Impact
The vulnerability lies in Authlib's internal hash verification logic (_verify_hash) used to validate OpenID Connect ID Token claims such as at_hash and c_hash. When this logic encounters an unsupported or unknown cryptographic algorithm, the library fails open and quietly returns True, accepting the token as valid. This flaw permits an attacker to construct a forged ID token with a deliberately unrecognized "alg" header parameter, bypassing all mandated integrity checks and violating OIDC specifications. The consequence is the ability to impersonate users or authorize actions without proper authentication, thereby granting unauthorized access to protected resources. The weakness is identified as CWE-354 and CWE-573.
Affected Systems
Authlib, the popular Python OAuth/OpenID Connect library, is affected.
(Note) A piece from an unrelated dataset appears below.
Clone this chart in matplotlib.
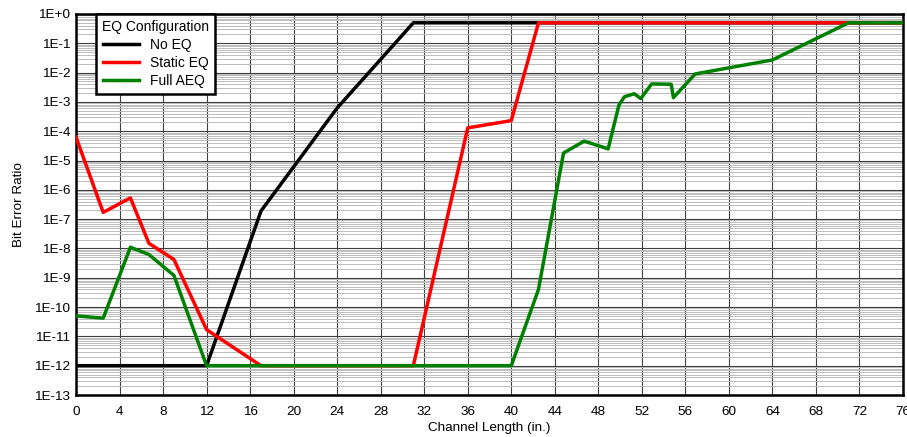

All releases prior to version 1.6.9 contain the flaw; the vulnerability has been fixed in Authlib 1.6.9. Any application or service that integrates Authlib 1.6.8 or earlier and performs ID token validation is potentially vulnerable.
Risk and Exploitability
The CVSS score is 8.2, indicating high severity. EPSS is less than 1%, so exploitation probability is currently low. The vulnerability is not listed in the CISA KEV catalog. The likely attack path is an adversary supplying a forged ID token to an application that relies on Authlib for token validation. Because the flaw results in silent acceptance of unsupported algorithms, no further conditions such as elevated privileges or network reconnaissance are required to exploit it.